3. Bobobo-bo Bo-bobo
- Series: Bobobo-bo Bo-bobo
- Why he could win: He weaponizes absurdist comedy. His power is making no sense. In a gag manga logic clash, nonsense beats power levels.
- The fight: Goku throws a punch. Bobobo produces a smaller Goku from his afro who defeats the real one with the power of nose hair. Goku accepts this because that’s how the scene goes.
2. Yogiri Takatou
- Series: Instant Death
- Why he could win: Yogiri’s power is “Instant Death”—he can kill anything by willing it. Concepts, gods, ideas, timelines—if it can theoretically end, he ends it.
- The fight: Goku approaches. Yogiri thinks “die.” Goku dies. There’s no speed to dodge it, no defense to block it. It just happens.
1. The Writer
- Series: Any (Meta)
- Why they could win: At the end of all versus debates is this truth: fictional characters are written. The ultimate power is authorship. Any character can defeat any other if someone writes it that way.
Goku could beat everyone on this list in a comic.

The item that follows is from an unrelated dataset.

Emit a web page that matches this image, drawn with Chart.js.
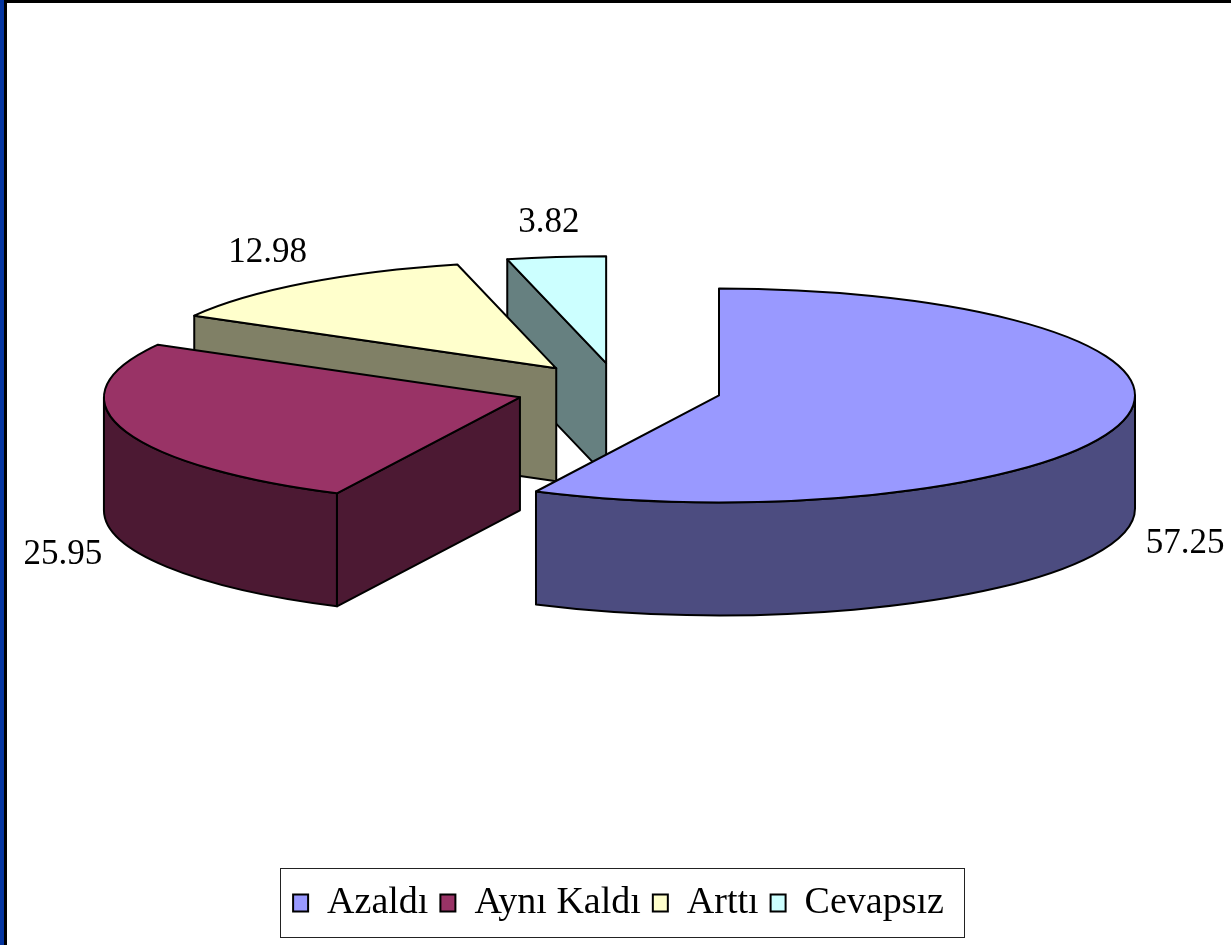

He could lose to everyone on this list in a different comic. “Who would win” is ultimately a question about which writer is holding the pen.
But if we’re being serious about in-universe power scaling:
The Honest Answer
Within similar narrative frameworks, Goku loses to:
- Reality warpers who exist on conceptual levels (Madoka, Featherine, Lain)
- Existence erasers who bypass durability entirely (Zeno, Yogiri)
- Infinite scalers whose power literally cannot be exceeded (Simon, theoretically Saitama)
- Meta-narrative beings who exist as authors of their realities
Goku beats:
- Almost everyone in straight fights where power levels matter
- Most other shonen protagonists at their peaks
- Reality warpers who can’t react before he blitzes them
- Anyone whose hax has limits he can overcome
The truth is: Goku is absurdly powerful, but anime has characters designed to be unbeatable. Different series operate on different rules. Asking who wins is asking whose rules apply—and that’s always the real debate.
Honorable Mentions
- Altair (Re:Creators) – Military uniform princess with plot armor hax
- Misogi Kumagawa (Medaka Box) – Can “make it so something never happened”
- Ajimu Najimi (Medaka Box) – Quadrillion abilities, most of them broken
- The Presence (DCAU, if we count it) – DC’s God
- Arceus (Pokémon) – Created the Pokémon universe
Why This Debate Never Ends
Dragon Ball intentionally avoids defining Goku’s upper limits. He keeps breaking them. And other anime create characters specifically designed to be beyond power scaling—conceptual beings, meta-fictional entities, and literal gods.
The real answer to “Can they beat Goku?” is always another question: “What rules are we using?”
In most crossover games and stories, Goku wins because he’s more popular. In power-scaling forums, specific hax beats raw power. In actual narrative terms, whoever the author wants to win wins.
But that’s what makes it fun. The debate is the point.